The Dowling Golden Lions were the athletic teams that represented Dowling College, located in Oakdale, Long Island, New York, in intercollegiate sports as a member of the Division II level of the National Collegiate Athletic Association (NCAA), primarily competing in the East Coast Conference (ECC; formerly known as the New York Collegiate Athletic Conference (NYCAC) until after the 2005–06 school year) from 1989–90 to 2015–16 for all sports (with the exception of men's golf and field hockey, which competed as independents).

Varsity teams
Dowling competed in 15 intercollegiate varsity sports: Men's sports included baseball, basketball, cross country, golf, lacrosse, soccer and tennis; while women's sports included basketball, cross country, field hockey, lacrosse, soccer, softball, tennis and volleyball.

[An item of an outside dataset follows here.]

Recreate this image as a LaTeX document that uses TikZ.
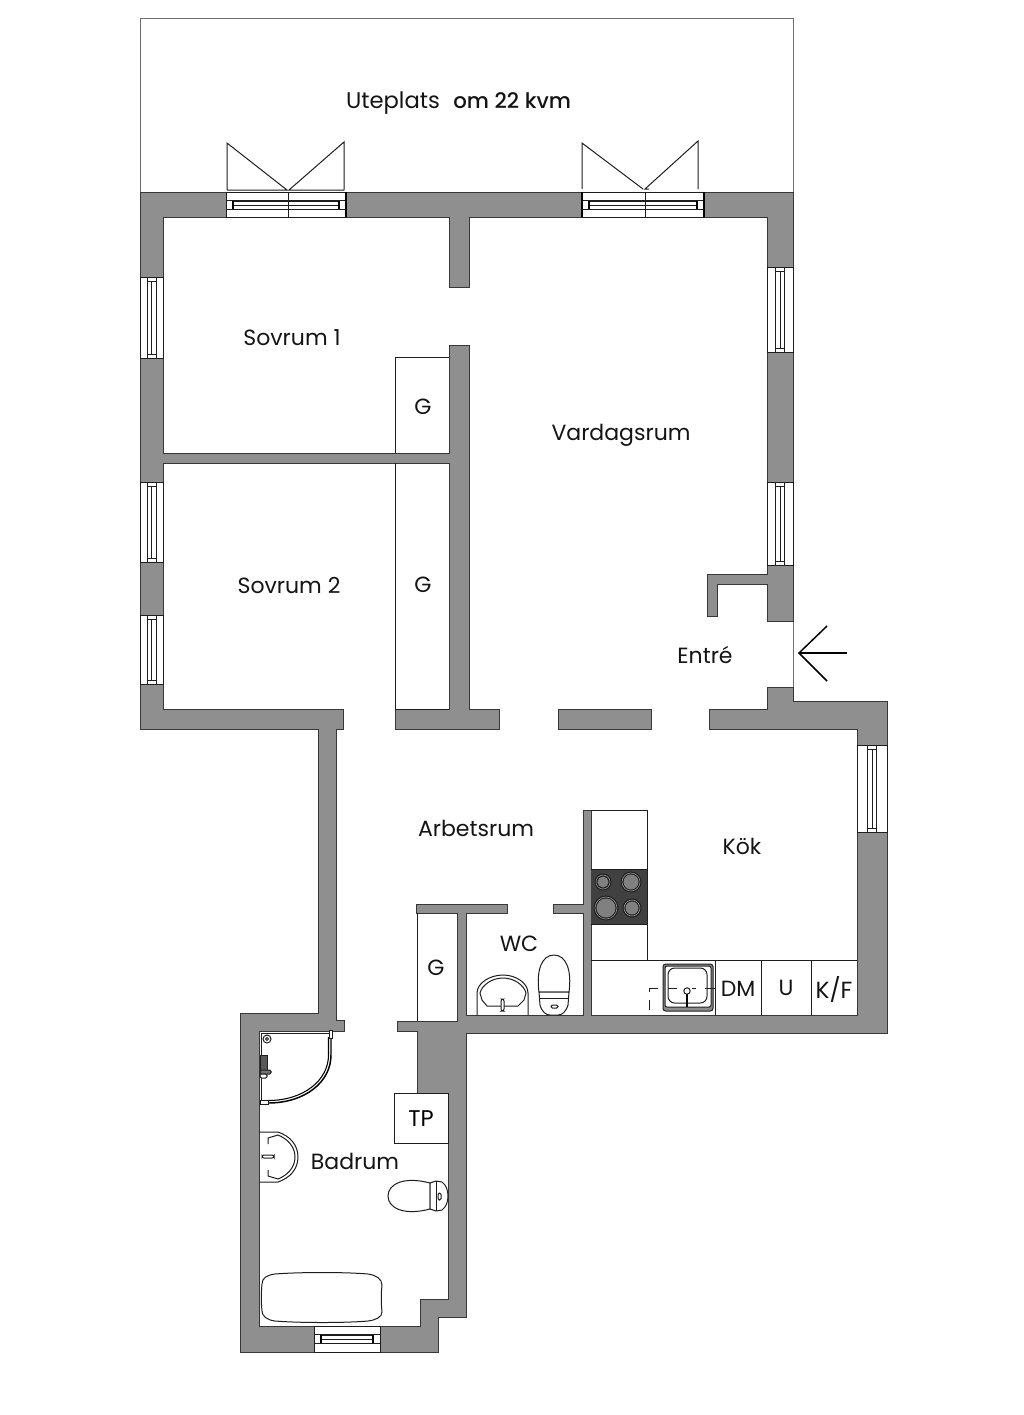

The school also offered cheerleading as a club sport.

National championships
In 2010, Dowling College's Men's Soccer, Men's Lacrosse, and Women's Volleyball teams all claimed NCAA Division II regional championships.

Individual teams

Baseball
Dowling College Men's Baseball earned a Division II regional championship in 2009, advancing to the Division II World Series.

Lacrosse
Dowling's Men's Lacrosse Team won the NCAA Division II National Championship in 2012.

Soccer
Dowling's Men's Soccer Team won the Division II National Championship in 2006, and again made it to the National Championship game in 2008.